The nation uses its troops to fight for its preservation, mainly, or should, and it's other interests, which if they don't amount to self-preservation per se, require a lot of explaining, and the explanation had better not be based on lies, falsehoods, negligence, or mistakes, which describes our decision to attack Iraq, I'm afraid.
So I say that if you want to support the troops, you do so not by flag-waving in support of any war that comes along, good, bad, or indifferent for as long as troops are dying, while we replace them indefinitely, but by asking what kind of a country are we? What kind of a war is this? And the last people you listen to for answers are those who are too fully invested, or committed, or emotionally involved for one reason or another to the point they can't think straight.
As one near and dear war-fighter's mother said to me today, "I think we've turned the corner in Iraq."
"Yeah, right, I'll believe it when I see it."
Meanwhile, the New York Times reports today that the Administration is considering large troop withdrawals come autumn whether Iraq is read or not to fill the breach with its own troops, because the nation has turned against the Bush Administration and its war to a very large degree. Bush, of course, a lame-duck, promises "a sprint to the finish line" of his administration. I know he's a true believer, but he sprinting to the finish using the lives of American boys, and young women.
Caveat true-believers.
Support America, and the troops will thank you for it.
Where's my Support America bumper-sticker?
Memorial Day is coming up, a good day to visit a nationial cemetery to observe the ceremony. At the Presidio of San Francisco, last year, some of the participants wore period costume, from Civil War uniform to the Spanish-American War of 1898, to WWI and a few WACs and WAVEs of World War II.

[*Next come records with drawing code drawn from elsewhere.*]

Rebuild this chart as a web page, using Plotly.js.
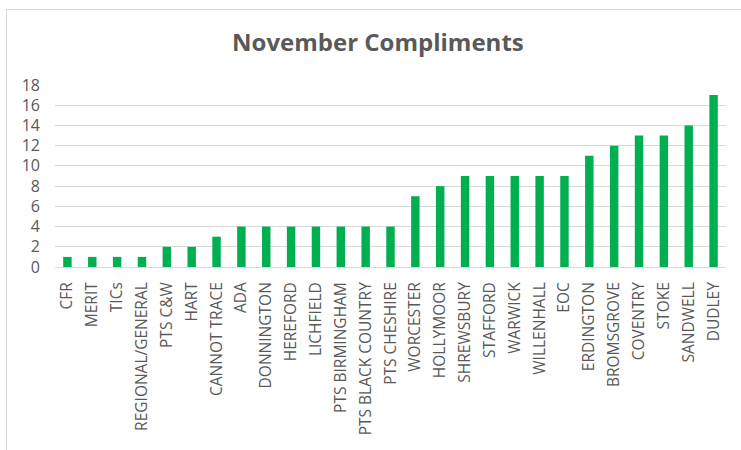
<!DOCTYPE html>
<html>
<head>
<meta charset="utf-8">
<script src="https://cdn.plot.ly/plotly-3.0.1.min.js"></script>
<style>
  html, body { margin: 0; padding: 0; background: #ffffff; }
  #chart { width: 741px; height: 450px; }
  #frame { position: absolute; left: 6px; top: 9px; width: 760px; height: 460px;
           border: 1px solid #d9d9d9; pointer-events: none; }
</style>
</head>
<body>
<div id="chart"></div>
<div id="frame"></div>
<script>
const categories = ["CFR", "MERIT", "TICs", "REGIONAL/GENERAL", "PTS C&W", "HART", "CANNOT TRACE",
  "ADA", "DONNINGTON", "HEREFORD", "LICHFIELD", "PTS BIRMINGHAM", "PTS BLACK COUNTRY",
  "PTS CHESHIRE", "WORCESTER", "HOLLYMOOR", "SHREWSBURY", "STAFFORD", "WARWICK",
  "WILLENHALL", "EOC", "ERDINGTON", "BROMSGROVE", "COVENTRY", "STOKE", "SANDWELL", "DUDLEY"];
const compliments = [1, 1, 1, 1, 2, 2, 3, 4, 4, 4, 4, 4, 4, 4, 7, 8, 9, 9, 9, 9, 9, 11, 12, 13, 13, 14, 17];
const yTicks = [0, 2, 4, 6, 8, 10, 12, 14, 16, 18];

const trace = {
  type: "bar",
  x: categories,
  y: compliments,
  marker: { color: "#00B050" },
  hoverinfo: "x+y"
};

const layout = {
  width: 741,
  height: 450,
  margin: { l: 55, r: 15, t: 85, b: 183 },
  paper_bgcolor: "#ffffff",
  plot_bgcolor: "#ffffff",
  font: { family: "Open Sans, sans-serif", color: "#595959", size: 14 },
  title: {
    text: "<b>November Compliments</b>",
    font: { family: "Open Sans, sans-serif", size: 24, color: "#595959" },
    x: 0.51, xanchor: "center",
    y: 0.905, yanchor: "middle"
  },
  bargap: 0.66,
  showlegend: false,
  xaxis: {
    type: "category",
    tickangle: -90,
    tickfont: { size: 15.5, color: "#595959" },
    showgrid: false,
    showline: true,
    linecolor: "#d9d9d9",
    linewidth: 1,
    ticks: "",
    ticklabelstandoff: 8,
    automargin: false
  },
  yaxis: {
    range: [0, 18],
    tickvals: yTicks,
    ticktext: yTicks.map(String),
    tickfont: { size: 16, color: "#595959" },
    showgrid: true,
    gridcolor: "#d9d9d9",
    gridwidth: 1,
    zeroline: true,
    zerolinecolor: "#d9d9d9",
    showline: false,
    ticks: "",
    ticklabelstandoff: 14,
    automargin: false
  }
};

Plotly.newPlot("chart", [trace], layout, { displayModeBar: false, staticPlot: true });
</script>
</body>
</html>
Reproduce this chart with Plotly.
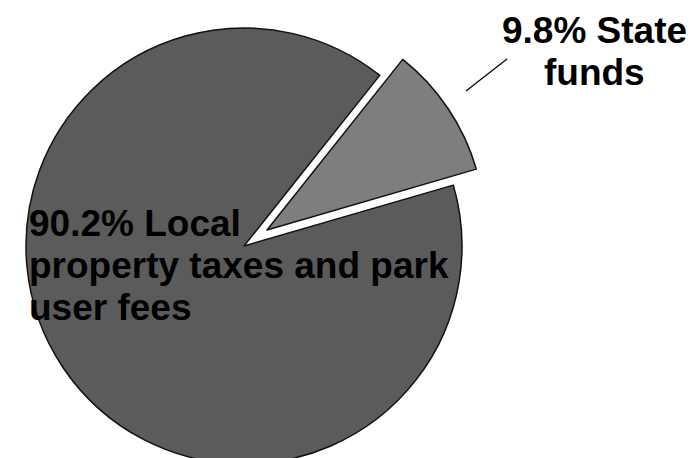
import plotly.graph_objects as go

# Data
categories = ["State funds", "Local property taxes and park user fees"]
values = [9.8, 90.2]
state_label_lines = ["9.8% State", "funds"]
local_label_lines = ["90.2% Local", "property taxes and park", "user fees"]

W, H = 694, 458
OFF = 8                 # page body margin that shifts the figure
R = 218                 # pie radius in px
CX, CY = 244, 246       # pie centre in page px
PULL_DX, PULL_DY = 23, -16  # offset of the exploded slice
ROT = 38.5

main_color = "#5b5b5b"
state_color = "#7e7e7e"
clear = "rgba(0,0,0,0)"


def px(x):
    return (x - OFF) / W


def py(y):
    return 1 - (y - OFF) / H


def domain(cx, cy, r):
    x0, x1 = px(cx - r), px(cx + r)
    y0, y1 = py(cy + r), py(cy - r)
    return dict(x=[x0, x1], y=[y0, y1])


fig = go.Figure()

# main (non-exploded) slice
fig.add_trace(go.Pie(
    labels=categories, values=values, sort=False, direction="clockwise",
    rotation=ROT, textinfo="none", hoverinfo="label+percent", showlegend=False,
    marker=dict(colors=[clear, main_color], line=dict(color=[clear, "#111111"], width=[0, 1.5])),
    domain=domain(CX, CY, R),
))

# exploded slice
fig.add_trace(go.Pie(
    labels=categories, values=values, sort=False, direction="clockwise",
    rotation=ROT, textinfo="none", hoverinfo="label+percent", showlegend=False,
    marker=dict(colors=[state_color, clear], line=dict(color=["#111111", clear], width=[1.5, 0])),
    domain=domain(CX + PULL_DX, CY + PULL_DY, R),
))

FS = 37
font = dict(family="Liberation Sans, Arial, sans-serif", size=FS, color="#000000", weight="bold")
BASE_OFF = 36  # baseline offset from annotation top (px)

for i, line in enumerate(local_label_lines):
    base = 237 + 42 * i
    fig.add_annotation(
        text=line, xref="paper", yref="paper",
        x=px(27), y=py(base - BASE_OFF), xanchor="left", yanchor="top", align="left",
        showarrow=False, font=font,
    )

for i, line in enumerate(state_label_lines):
    base = 44 + 42 * i
    fig.add_annotation(
        text=line, xref="paper", yref="paper",
        x=px(594), y=py(base - BASE_OFF), xanchor="center", yanchor="top", align="center",
        showarrow=False, font=font,
    )

fig.add_shape(type="line", xref="paper", yref="paper",
              x0=px(466), y0=py(91), x1=px(507), y1=py(59),
              line=dict(color="#000000", width=1.2))

fig.update_layout(
    width=W, height=H, margin=dict(l=0, r=0, t=0, b=0),
    paper_bgcolor="white", plot_bgcolor="white",
)

fig.write_html("out.html")
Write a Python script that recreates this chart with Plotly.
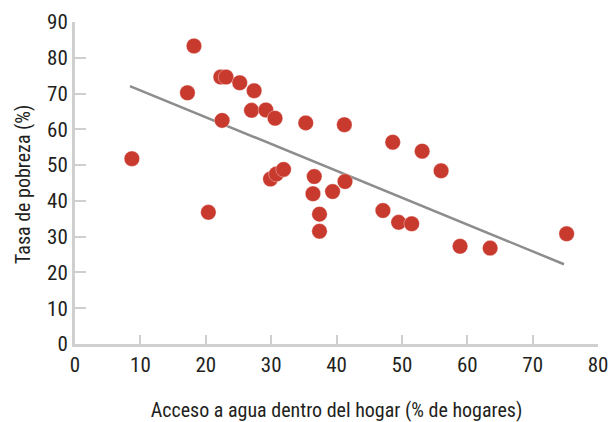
import plotly.graph_objects as go

# Access to piped water inside the home (% of households) vs. poverty rate (%)
acceso_agua = [8.7, 18.2, 17.2, 22.3, 23.1, 25.2, 27.4, 27.0, 29.2, 30.6, 22.5,
               35.3, 41.2, 48.6, 53.1, 56.0, 20.4, 29.9, 30.8, 31.9, 36.6, 36.4,
               39.4, 41.3, 37.4, 37.4, 47.1, 49.5, 51.5, 58.9, 63.5, 75.2]
tasa_pobreza = [51.8, 83.3, 70.2, 74.6, 74.6, 73.0, 70.8, 65.3, 65.4, 63.1, 62.5,
                61.8, 61.3, 56.4, 53.9, 48.4, 36.8, 46.1, 47.5, 48.8, 46.8, 42.0,
                42.6, 45.4, 36.3, 31.5, 37.3, 34.0, 33.6, 27.3, 26.8, 30.8]

# Linear trend endpoints
tendencia_x = [8.4, 74.8]
tendencia_y = [72.1, 22.3]

x_ticks = [0, 10, 20, 30, 40, 50, 60, 70, 80]
y_ticks = [0, 10, 20, 30, 40, 50, 60, 70, 80, 90]

FONT = "Roboto Condensed, Open Sans, sans-serif"
AXIS_GREY = "#cfcfcf"
TEXT = "#231f20"

fig = go.Figure()
fig.add_trace(go.Scatter(
    x=tendencia_x, y=tendencia_y, mode="lines",
    line=dict(color="#8d8d8d", width=2.5),
    hoverinfo="skip", showlegend=False,
))
fig.add_trace(go.Scatter(
    x=acceso_agua, y=tasa_pobreza, mode="markers",
    marker=dict(color="#c8392e", size=15.5, line=dict(color="rgba(255,255,255,0.6)", width=0.6)),
    showlegend=False,
))

fig.update_layout(
    width=610, height=422,
    margin=dict(l=75, r=12, t=22, b=78),
    paper_bgcolor="white", plot_bgcolor="white",
    font=dict(family=FONT, color=TEXT, size=21),
)
fig.update_xaxes(
    range=[0, 80], tickvals=x_ticks, ticktext=[str(v) for v in x_ticks],
    automargin=False,
    showgrid=False, zeroline=False,
    showline=True, linecolor=AXIS_GREY, linewidth=3,
    ticks="inside", ticklen=9, tickwidth=2, tickcolor=AXIS_GREY,
    tickfont=dict(family=FONT, size=21, color=TEXT),
    title=dict(text="Acceso a agua dentro del hogar (% de hogares)",
               font=dict(family=FONT, size=20, color=TEXT), standoff=32),
)
fig.update_yaxes(
    range=[0, 90], tickvals=y_ticks, ticktext=[str(v) for v in y_ticks],
    automargin=False,
    showgrid=False, zeroline=False,
    showline=True, linecolor=AXIS_GREY, linewidth=3,
    ticks="inside", ticklen=11, tickwidth=2, tickcolor=AXIS_GREY,
    tickfont=dict(family=FONT, size=21, color=TEXT),
)

# Vertical axis title, placed left of the tick labels
fig.add_annotation(
    text="Tasa de pobreza (%)", textangle=-90,
    xref="paper", yref="paper", x=0, y=0.5,
    xanchor="center", yanchor="middle", xshift=-52, yshift=-2,
    showarrow=False, font=dict(family=FONT, size=20, color=TEXT),
)

fig.write_html("out.html")
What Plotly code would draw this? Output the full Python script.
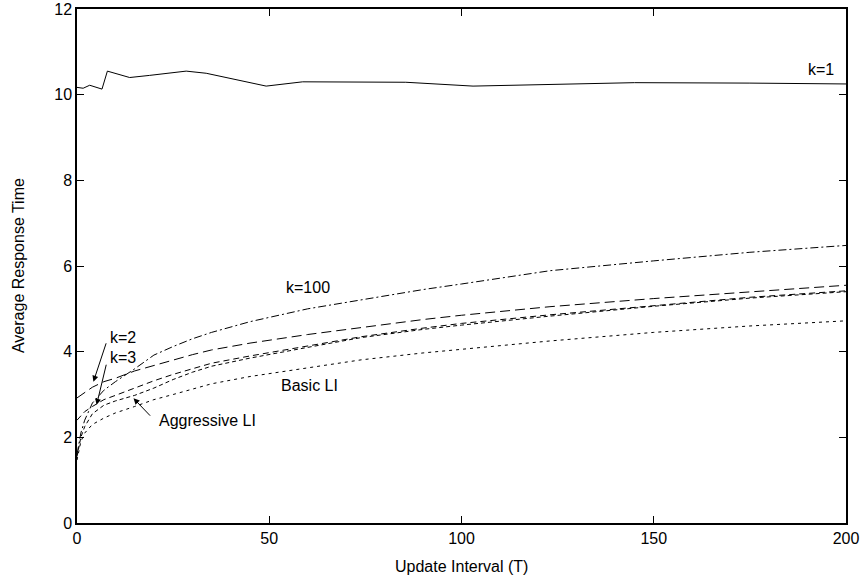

Visiting the national cemetery reminds you that we are the beneficiaries of what the people underground fought and died for. The least we can do to honor their memory is to speak up when we see the nation veering off the track onto an arrogant, self-destructive path, if that is what we think, and I certainly do.
You don't give up your right to think for yourself just because you visit a patriotic ceremony. The right to think for yourself is the hallmark of what it means to be an American. This is what the fellows underground fought so hard for, so that you and I can have this discussion.
If we thought it, and didn't say it, because other folks thought differently, and wore their own bumper-stickers and yellow "Support the Troops" ribbons, we'd be letting down those who fought for our right to speak our mind.
See you at the memorial, I hope. I'll be the guy with the camera. I like to record important events that I witness. Have a good one.